Rows from a dataset of charts and code
Start
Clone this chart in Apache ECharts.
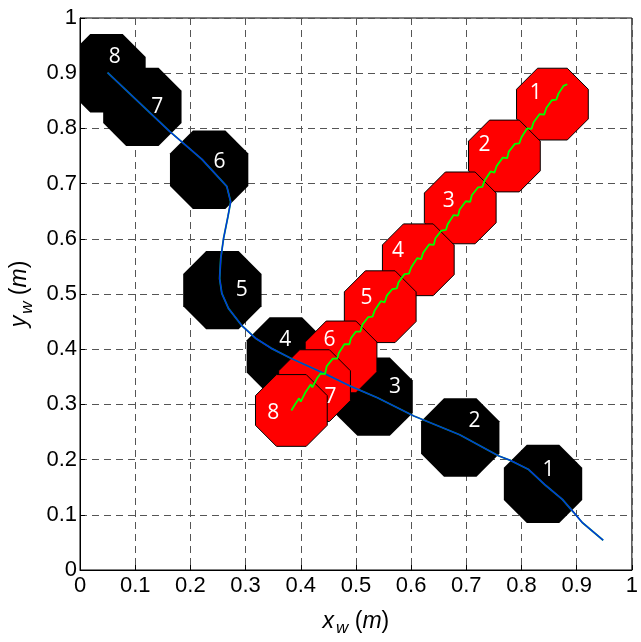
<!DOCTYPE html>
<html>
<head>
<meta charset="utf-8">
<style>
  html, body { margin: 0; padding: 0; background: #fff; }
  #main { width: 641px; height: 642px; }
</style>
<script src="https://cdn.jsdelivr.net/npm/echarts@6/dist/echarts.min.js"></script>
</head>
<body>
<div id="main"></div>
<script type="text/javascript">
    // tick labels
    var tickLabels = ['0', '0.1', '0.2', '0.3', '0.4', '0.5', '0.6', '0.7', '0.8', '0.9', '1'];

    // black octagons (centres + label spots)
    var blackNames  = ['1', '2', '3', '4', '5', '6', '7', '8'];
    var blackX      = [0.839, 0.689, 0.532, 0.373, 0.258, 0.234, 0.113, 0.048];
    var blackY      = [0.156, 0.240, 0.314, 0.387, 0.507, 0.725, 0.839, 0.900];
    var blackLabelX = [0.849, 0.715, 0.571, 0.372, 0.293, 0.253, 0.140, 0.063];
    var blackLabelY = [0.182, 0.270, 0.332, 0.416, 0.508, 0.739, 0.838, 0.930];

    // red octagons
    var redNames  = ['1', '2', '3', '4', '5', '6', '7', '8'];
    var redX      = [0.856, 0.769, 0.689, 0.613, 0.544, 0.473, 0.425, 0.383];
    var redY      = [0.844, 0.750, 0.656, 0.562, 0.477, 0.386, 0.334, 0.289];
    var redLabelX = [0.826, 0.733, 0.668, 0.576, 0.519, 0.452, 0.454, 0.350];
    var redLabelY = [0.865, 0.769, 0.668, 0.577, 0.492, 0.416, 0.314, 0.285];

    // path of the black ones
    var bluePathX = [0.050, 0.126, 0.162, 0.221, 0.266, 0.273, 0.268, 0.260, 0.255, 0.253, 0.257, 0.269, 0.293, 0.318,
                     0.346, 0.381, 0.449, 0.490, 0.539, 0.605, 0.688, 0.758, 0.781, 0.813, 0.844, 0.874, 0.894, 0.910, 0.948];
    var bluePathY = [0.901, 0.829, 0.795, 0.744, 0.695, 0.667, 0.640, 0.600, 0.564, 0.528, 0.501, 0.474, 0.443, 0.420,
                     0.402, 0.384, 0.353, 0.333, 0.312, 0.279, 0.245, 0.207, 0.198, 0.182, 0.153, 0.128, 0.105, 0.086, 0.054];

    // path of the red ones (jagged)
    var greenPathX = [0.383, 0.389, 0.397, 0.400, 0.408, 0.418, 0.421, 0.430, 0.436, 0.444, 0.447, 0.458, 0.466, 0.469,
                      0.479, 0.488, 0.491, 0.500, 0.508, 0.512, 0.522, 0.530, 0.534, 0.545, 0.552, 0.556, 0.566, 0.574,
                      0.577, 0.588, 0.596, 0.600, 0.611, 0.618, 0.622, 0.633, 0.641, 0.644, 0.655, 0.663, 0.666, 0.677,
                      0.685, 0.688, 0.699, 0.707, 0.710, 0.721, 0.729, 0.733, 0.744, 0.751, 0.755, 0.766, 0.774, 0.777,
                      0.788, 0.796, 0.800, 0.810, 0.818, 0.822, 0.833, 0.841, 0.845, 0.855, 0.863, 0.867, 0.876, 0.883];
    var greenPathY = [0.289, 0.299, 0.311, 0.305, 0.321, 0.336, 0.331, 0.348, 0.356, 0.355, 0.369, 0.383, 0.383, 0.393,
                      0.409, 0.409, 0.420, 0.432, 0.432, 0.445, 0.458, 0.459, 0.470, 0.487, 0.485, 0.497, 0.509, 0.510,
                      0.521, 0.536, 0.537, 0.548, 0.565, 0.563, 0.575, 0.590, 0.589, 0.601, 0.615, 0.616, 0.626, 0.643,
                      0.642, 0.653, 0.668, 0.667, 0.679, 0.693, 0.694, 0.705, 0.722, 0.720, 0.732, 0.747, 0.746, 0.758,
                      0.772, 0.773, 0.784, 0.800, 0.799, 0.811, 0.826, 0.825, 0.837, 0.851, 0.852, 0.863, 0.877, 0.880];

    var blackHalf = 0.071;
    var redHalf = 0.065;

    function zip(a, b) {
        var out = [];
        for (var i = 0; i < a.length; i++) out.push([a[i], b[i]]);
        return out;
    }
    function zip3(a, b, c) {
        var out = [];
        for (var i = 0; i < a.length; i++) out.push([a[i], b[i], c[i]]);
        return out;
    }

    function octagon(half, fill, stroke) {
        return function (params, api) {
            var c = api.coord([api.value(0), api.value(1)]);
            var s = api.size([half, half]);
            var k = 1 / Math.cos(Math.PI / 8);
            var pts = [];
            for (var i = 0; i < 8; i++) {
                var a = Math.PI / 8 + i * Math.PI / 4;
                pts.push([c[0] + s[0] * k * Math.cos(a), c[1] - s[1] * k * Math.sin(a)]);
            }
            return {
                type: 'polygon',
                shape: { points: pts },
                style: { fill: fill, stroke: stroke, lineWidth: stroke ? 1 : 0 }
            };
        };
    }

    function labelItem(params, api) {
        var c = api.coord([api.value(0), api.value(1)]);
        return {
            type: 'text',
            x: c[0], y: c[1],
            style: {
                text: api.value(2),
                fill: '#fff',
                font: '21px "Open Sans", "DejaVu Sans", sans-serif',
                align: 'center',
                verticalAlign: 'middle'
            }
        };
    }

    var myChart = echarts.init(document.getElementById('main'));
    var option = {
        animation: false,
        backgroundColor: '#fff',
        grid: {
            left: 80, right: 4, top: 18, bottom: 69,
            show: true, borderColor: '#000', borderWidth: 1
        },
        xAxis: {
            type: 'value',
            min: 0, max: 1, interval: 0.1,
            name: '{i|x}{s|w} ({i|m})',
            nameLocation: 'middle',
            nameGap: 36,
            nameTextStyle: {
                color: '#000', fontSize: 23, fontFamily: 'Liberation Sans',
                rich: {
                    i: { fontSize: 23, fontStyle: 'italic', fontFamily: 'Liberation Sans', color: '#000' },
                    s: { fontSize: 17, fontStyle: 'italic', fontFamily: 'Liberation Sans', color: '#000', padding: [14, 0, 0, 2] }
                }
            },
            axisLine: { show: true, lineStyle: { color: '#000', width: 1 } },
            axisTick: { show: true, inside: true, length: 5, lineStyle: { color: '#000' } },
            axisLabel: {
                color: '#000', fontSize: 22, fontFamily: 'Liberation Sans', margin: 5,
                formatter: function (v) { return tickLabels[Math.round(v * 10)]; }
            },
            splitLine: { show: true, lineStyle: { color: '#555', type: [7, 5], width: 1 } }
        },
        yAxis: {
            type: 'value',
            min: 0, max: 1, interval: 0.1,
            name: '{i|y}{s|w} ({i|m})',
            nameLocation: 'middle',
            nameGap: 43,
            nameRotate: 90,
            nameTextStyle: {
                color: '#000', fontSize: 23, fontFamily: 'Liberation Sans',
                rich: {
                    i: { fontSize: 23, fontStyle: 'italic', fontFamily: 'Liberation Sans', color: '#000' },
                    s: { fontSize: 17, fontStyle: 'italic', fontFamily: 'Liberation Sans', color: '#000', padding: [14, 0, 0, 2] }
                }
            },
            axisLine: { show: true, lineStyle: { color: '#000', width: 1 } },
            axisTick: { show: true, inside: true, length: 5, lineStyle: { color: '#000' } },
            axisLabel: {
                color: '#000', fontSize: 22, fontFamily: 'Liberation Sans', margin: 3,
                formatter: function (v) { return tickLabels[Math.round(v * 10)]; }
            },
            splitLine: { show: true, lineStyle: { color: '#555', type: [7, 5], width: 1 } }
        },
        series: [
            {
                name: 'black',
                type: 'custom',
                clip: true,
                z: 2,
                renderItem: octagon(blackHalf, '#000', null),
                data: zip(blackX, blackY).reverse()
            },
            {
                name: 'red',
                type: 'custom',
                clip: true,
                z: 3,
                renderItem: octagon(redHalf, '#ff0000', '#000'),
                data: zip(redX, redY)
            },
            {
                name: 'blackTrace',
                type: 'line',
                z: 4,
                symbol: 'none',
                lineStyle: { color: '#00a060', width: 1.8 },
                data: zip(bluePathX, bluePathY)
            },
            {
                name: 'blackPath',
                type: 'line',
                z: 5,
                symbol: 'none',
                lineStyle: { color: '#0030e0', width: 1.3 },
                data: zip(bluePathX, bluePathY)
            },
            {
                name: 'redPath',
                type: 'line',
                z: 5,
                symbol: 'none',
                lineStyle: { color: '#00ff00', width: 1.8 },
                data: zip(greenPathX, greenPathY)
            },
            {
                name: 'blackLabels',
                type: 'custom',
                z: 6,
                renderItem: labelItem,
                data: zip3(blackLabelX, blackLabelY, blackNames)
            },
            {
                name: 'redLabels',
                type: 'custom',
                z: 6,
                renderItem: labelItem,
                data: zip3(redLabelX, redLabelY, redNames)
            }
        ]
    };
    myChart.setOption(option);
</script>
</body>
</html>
End
Start
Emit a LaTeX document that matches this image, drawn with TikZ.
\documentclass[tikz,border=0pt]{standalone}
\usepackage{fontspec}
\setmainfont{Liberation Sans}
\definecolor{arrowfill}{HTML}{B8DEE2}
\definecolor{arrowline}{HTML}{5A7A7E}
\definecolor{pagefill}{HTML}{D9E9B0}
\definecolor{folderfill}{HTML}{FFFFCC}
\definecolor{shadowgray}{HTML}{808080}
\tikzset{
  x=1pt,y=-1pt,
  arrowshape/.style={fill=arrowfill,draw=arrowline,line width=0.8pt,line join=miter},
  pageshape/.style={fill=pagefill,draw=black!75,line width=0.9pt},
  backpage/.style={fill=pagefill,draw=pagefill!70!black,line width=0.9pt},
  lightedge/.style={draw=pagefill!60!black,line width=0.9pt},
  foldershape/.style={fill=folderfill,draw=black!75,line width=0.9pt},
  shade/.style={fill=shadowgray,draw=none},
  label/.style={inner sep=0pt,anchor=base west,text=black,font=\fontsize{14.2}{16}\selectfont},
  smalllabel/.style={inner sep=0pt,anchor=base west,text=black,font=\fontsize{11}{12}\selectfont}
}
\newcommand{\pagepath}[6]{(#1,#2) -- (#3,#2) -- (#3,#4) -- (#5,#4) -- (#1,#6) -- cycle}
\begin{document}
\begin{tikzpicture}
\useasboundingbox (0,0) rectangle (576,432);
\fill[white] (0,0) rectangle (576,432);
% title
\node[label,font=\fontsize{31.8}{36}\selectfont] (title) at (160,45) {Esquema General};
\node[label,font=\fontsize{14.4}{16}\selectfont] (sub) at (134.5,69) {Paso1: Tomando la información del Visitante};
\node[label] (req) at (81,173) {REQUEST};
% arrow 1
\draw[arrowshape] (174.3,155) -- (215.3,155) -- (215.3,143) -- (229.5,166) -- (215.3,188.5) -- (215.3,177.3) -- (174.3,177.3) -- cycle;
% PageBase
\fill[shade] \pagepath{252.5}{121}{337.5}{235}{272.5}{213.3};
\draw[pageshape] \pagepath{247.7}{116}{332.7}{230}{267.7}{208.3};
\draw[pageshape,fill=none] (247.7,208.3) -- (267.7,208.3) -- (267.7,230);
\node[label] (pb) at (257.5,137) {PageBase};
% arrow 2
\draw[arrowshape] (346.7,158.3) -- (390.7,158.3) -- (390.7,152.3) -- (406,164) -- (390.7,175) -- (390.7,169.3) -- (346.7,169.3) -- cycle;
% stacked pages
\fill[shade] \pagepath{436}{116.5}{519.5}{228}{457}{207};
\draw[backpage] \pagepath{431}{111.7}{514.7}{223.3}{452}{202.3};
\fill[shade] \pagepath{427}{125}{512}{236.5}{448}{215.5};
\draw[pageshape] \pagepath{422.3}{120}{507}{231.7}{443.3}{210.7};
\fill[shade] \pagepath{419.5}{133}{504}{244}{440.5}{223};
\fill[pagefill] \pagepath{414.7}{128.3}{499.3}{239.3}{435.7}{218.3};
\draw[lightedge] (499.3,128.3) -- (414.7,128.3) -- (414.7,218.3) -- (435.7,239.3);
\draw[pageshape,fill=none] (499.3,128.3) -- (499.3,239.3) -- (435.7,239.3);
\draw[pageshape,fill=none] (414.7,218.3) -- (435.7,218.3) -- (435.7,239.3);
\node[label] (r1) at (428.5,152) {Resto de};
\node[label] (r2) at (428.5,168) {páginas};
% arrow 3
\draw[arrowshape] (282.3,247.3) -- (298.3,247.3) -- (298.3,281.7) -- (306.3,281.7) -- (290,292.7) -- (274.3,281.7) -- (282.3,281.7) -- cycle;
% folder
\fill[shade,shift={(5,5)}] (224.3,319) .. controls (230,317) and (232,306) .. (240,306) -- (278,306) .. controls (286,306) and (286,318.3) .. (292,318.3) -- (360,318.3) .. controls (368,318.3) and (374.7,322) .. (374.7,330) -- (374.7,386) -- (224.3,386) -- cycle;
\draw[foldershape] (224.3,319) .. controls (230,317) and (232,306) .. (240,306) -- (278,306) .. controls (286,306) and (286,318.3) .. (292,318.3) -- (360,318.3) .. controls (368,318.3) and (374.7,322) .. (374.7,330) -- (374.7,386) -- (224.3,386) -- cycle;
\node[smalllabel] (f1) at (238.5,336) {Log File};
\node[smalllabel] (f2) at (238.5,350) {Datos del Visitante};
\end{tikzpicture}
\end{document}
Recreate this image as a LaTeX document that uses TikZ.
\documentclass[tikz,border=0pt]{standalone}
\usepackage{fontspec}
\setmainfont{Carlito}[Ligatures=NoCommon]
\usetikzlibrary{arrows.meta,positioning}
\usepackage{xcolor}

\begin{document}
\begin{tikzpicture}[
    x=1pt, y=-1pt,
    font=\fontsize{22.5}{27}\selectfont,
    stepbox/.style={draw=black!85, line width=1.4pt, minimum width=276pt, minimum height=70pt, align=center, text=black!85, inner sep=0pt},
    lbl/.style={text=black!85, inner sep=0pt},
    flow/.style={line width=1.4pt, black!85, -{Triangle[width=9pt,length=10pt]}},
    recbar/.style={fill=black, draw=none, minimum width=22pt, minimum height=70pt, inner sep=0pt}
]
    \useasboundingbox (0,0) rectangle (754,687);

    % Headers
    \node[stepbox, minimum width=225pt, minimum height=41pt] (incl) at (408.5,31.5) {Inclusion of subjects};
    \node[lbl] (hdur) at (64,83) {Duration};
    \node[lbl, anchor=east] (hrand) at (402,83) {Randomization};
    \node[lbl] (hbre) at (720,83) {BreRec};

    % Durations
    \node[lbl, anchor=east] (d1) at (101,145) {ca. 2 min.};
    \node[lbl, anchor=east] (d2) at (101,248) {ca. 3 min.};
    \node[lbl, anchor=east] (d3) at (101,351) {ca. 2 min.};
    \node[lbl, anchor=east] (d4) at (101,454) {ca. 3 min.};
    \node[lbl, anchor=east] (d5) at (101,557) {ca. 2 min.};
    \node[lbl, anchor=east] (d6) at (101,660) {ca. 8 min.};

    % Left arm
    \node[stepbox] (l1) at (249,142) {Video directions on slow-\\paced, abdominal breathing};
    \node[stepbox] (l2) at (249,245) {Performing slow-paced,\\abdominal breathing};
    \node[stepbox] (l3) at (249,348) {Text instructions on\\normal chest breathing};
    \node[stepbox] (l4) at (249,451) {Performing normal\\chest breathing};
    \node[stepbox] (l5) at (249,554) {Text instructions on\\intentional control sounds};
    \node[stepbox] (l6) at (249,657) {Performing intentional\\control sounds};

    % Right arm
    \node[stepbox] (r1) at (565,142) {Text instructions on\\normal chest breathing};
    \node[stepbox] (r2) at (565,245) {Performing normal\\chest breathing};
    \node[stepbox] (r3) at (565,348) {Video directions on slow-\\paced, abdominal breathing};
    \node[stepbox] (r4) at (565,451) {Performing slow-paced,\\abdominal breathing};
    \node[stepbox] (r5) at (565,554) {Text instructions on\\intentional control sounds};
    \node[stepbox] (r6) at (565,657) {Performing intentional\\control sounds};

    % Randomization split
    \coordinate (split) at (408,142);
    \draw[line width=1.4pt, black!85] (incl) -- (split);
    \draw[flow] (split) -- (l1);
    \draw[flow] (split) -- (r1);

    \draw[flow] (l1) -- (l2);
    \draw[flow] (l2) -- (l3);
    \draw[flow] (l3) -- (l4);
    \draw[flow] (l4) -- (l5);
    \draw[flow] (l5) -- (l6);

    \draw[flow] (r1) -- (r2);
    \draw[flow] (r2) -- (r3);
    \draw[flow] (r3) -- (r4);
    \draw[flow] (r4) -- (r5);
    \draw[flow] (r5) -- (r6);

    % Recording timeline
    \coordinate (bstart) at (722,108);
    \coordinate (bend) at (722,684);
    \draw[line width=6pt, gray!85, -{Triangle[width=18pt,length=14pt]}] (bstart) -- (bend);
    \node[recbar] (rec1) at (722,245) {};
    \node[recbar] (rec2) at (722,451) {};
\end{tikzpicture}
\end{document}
End
◆ Work to do: Give back exactly the lines from the one that holds "Clone this chart in Apache ECharts." to the one that holds "0.416, 0.314, 0.285];", with both ends and without the images.

◆ Finished answer:
Clone this chart in Apache ECharts.
<!DOCTYPE html>
<html>
<head>
<meta charset="utf-8">
<style>
  html, body { margin: 0; padding: 0; background: #fff; }
  #main { width: 641px; height: 642px; }
</style>
<script src="https://cdn.jsdelivr.net/npm/echarts@6/dist/echarts.min.js"></script>
</head>
<body>
<div id="main"></div>
<script type="text/javascript">
    // tick labels
    var tickLabels = ['0', '0.1', '0.2', '0.3', '0.4', '0.5', '0.6', '0.7', '0.8', '0.9', '1'];

    // black octagons (centres + label spots)
    var blackNames  = ['1', '2', '3', '4', '5', '6', '7', '8'];
    var blackX      = [0.839, 0.689, 0.532, 0.373, 0.258, 0.234, 0.113, 0.048];
    var blackY      = [0.156, 0.240, 0.314, 0.387, 0.507, 0.725, 0.839, 0.900];
    var blackLabelX = [0.849, 0.715, 0.571, 0.372, 0.293, 0.253, 0.140, 0.063];
    var blackLabelY = [0.182, 0.270, 0.332, 0.416, 0.508, 0.739, 0.838, 0.930];

    // red octagons
    var redNames  = ['1', '2', '3', '4', '5', '6', '7', '8'];
    var redX      = [0.856, 0.769, 0.689, 0.613, 0.544, 0.473, 0.425, 0.383];
    var redY      = [0.844, 0.750, 0.656, 0.562, 0.477, 0.386, 0.334, 0.289];
    var redLabelX = [0.826, 0.733, 0.668, 0.576, 0.519, 0.452, 0.454, 0.350];
    var redLabelY = [0.865, 0.769, 0.668, 0.577, 0.492, 0.416, 0.314, 0.285];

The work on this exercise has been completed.